* Start *

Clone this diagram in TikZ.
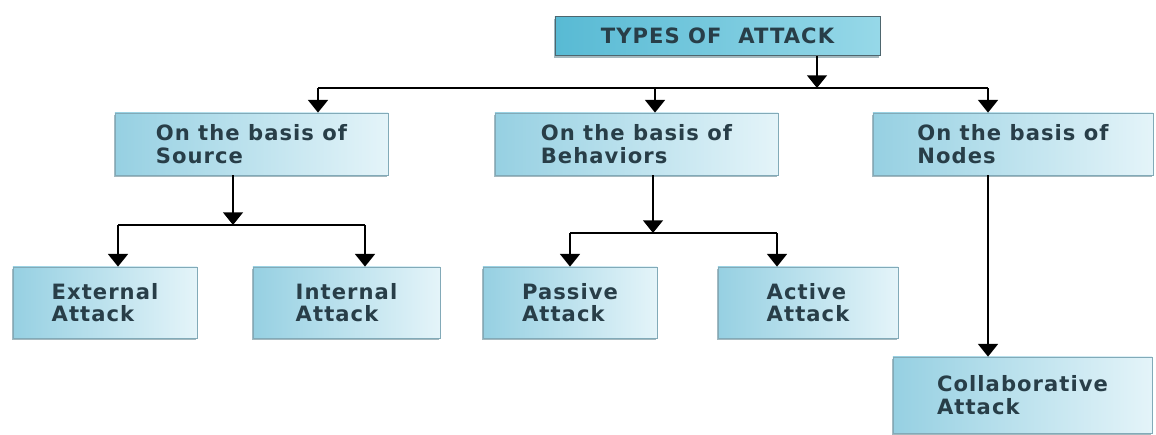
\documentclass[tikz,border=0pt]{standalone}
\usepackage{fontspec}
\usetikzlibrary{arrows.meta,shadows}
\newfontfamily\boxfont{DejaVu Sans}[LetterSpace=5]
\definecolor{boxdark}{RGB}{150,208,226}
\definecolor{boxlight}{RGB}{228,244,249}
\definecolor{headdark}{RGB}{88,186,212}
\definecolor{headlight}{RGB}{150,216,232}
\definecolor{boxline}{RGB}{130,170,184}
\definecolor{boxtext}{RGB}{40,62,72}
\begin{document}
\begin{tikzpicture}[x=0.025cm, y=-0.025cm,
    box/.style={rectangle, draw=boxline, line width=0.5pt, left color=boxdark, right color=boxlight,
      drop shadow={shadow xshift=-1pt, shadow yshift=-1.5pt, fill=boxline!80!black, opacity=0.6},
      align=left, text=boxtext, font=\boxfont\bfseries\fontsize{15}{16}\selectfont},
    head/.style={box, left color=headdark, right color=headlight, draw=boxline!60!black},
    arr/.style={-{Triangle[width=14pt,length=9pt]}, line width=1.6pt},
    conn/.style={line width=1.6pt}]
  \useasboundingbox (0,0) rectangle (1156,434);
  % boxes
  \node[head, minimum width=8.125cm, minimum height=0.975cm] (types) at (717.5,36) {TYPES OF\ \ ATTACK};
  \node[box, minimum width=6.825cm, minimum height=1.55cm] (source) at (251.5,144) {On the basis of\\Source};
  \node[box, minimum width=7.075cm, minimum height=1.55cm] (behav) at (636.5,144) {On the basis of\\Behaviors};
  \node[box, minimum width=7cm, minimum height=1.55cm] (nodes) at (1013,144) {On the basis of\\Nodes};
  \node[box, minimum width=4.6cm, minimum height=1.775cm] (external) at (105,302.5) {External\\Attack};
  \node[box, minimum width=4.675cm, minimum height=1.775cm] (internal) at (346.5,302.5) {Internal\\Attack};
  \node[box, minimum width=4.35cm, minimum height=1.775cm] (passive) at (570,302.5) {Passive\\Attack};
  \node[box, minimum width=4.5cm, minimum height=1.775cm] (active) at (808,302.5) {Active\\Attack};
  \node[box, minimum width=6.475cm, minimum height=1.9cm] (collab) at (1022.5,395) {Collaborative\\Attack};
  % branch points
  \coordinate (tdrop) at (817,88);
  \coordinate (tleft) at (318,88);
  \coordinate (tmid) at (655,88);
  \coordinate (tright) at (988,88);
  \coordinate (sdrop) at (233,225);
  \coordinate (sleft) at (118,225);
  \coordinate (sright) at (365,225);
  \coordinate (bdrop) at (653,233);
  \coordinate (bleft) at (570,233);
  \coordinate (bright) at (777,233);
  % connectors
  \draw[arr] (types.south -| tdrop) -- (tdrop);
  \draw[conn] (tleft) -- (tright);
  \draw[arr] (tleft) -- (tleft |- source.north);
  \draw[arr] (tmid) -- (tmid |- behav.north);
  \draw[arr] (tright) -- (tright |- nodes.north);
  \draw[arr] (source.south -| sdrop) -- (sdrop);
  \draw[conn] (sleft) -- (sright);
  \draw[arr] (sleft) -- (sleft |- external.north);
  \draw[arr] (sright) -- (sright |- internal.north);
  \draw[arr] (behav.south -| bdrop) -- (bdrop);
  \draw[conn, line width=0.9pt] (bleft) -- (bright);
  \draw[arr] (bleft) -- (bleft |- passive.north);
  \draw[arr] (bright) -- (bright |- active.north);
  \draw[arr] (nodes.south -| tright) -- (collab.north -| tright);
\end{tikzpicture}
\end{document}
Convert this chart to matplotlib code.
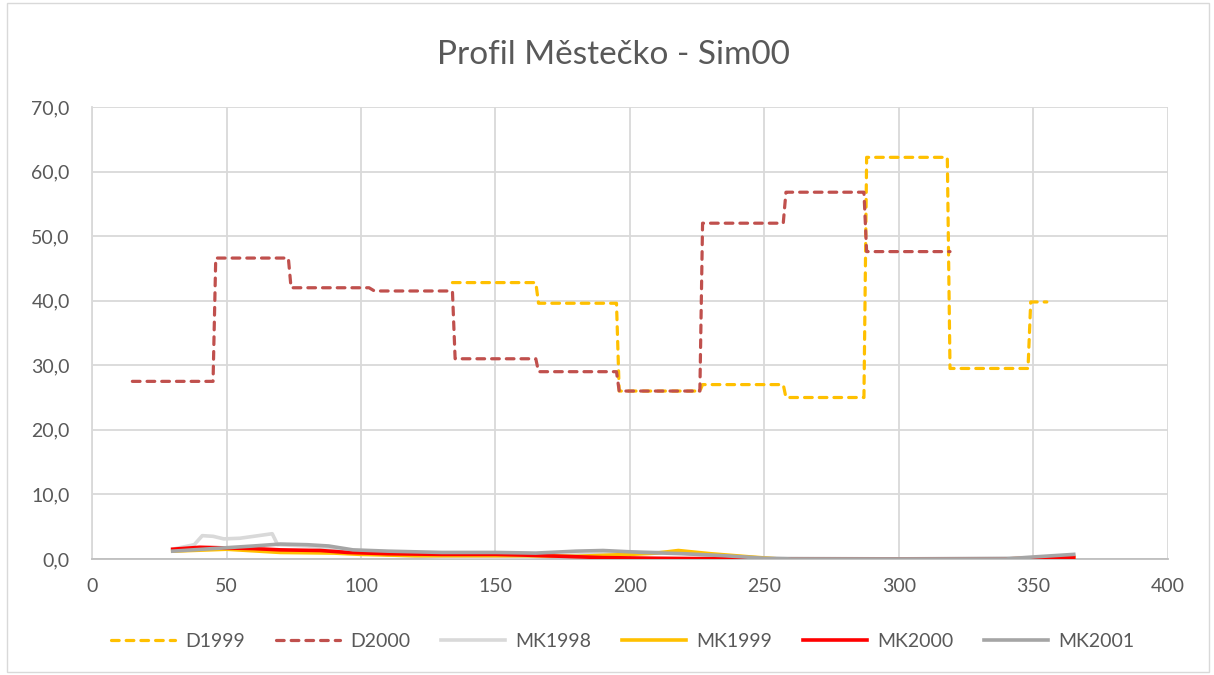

* End *

TASK TO CARRY OUT:
Above are records to transcribe exactly; leave their pictures out.

CORRECT RESPONSE:
Clone this diagram in TikZ.
\documentclass[tikz,border=0pt]{standalone}
\usepackage{fontspec}
\usetikzlibrary{arrows.meta,shadows}
\newfontfamily\boxfont{DejaVu Sans}[LetterSpace=5]
\definecolor{boxdark}{RGB}{150,208,226}
\definecolor{boxlight}{RGB}{228,244,249}
\definecolor{headdark}{RGB}{88,186,212}
\definecolor{headlight}{RGB}{150,216,232}
\definecolor{boxline}{RGB}{130,170,184}
\definecolor{boxtext}{RGB}{40,62,72}
\begin{document}
\begin{tikzpicture}[x=0.025cm, y=-0.025cm,
    box/.style={rectangle, draw=boxline, line width=0.5pt, left color=boxdark, right color=boxlight,
      drop shadow={shadow xshift=-1pt, shadow yshift=-1.5pt, fill=boxline!80!black, opacity=0.6},
      align=left, text=boxtext, font=\boxfont\bfseries\fontsize{15}{16}\selectfont},
    head/.style={box, left color=headdark, right color=headlight, draw=boxline!60!black},
    arr/.style={-{Triangle[width=14pt,length=9pt]}, line width=1.6pt},
    conn/.style={line width=1.6pt}]
  \useasboundingbox (0,0) rectangle (1156,434);
  % boxes
  \node[head, minimum width=8.125cm, minimum height=0.975cm] (types) at (717.5,36) {TYPES OF\ \ ATTACK};
  \node[box, minimum width=6.825cm, minimum height=1.55cm] (source) at (251.5,144) {On the basis of\\Source};
  \node[box, minimum width=7.075cm, minimum height=1.55cm] (behav) at (636.5,144) {On the basis of\\Behaviors};
  \node[box, minimum width=7cm, minimum height=1.55cm] (nodes) at (1013,144) {On the basis of\\Nodes};
  \node[box, minimum width=4.6cm, minimum height=1.775cm] (external) at (105,302.5) {External\\Attack};
  \node[box, minimum width=4.675cm, minimum height=1.775cm] (internal) at (346.5,302.5) {Internal\\Attack};
  \node[box, minimum width=4.35cm, minimum height=1.775cm] (passive) at (570,302.5) {Passive\\Attack};
  \node[box, minimum width=4.5cm, minimum height=1.775cm] (active) at (808,302.5) {Active\\Attack};
  \node[box, minimum width=6.475cm, minimum height=1.9cm] (collab) at (1022.5,395) {Collaborative\\Attack};
  % branch points
  \coordinate (tdrop) at (817,88);
  \coordinate (tleft) at (318,88);
  \coordinate (tmid) at (655,88);
  \coordinate (tright) at (988,88);
  \coordinate (sdrop) at (233,225);
  \coordinate (sleft) at (118,225);
  \coordinate (sright) at (365,225);
  \coordinate (bdrop) at (653,233);
  \coordinate (bleft) at (570,233);
  \coordinate (bright) at (777,233);
  % connectors
  \draw[arr] (types.south -| tdrop) -- (tdrop);
  \draw[conn] (tleft) -- (tright);
  \draw[arr] (tleft) -- (tleft |- source.north);
  \draw[arr] (tmid) -- (tmid |- behav.north);
  \draw[arr] (tright) -- (tright |- nodes.north);
  \draw[arr] (source.south -| sdrop) -- (sdrop);
  \draw[conn] (sleft) -- (sright);
  \draw[arr] (sleft) -- (sleft |- external.north);
  \draw[arr] (sright) -- (sright |- internal.north);
  \draw[arr] (behav.south -| bdrop) -- (bdrop);
  \draw[conn, line width=0.9pt] (bleft) -- (bright);
  \draw[arr] (bleft) -- (bleft |- passive.north);
  \draw[arr] (bright) -- (bright |- active.north);
  \draw[arr] (nodes.south -| tright) -- (collab.north -| tright);
\end{tikzpicture}
\end{document}
Convert this chart to matplotlib code.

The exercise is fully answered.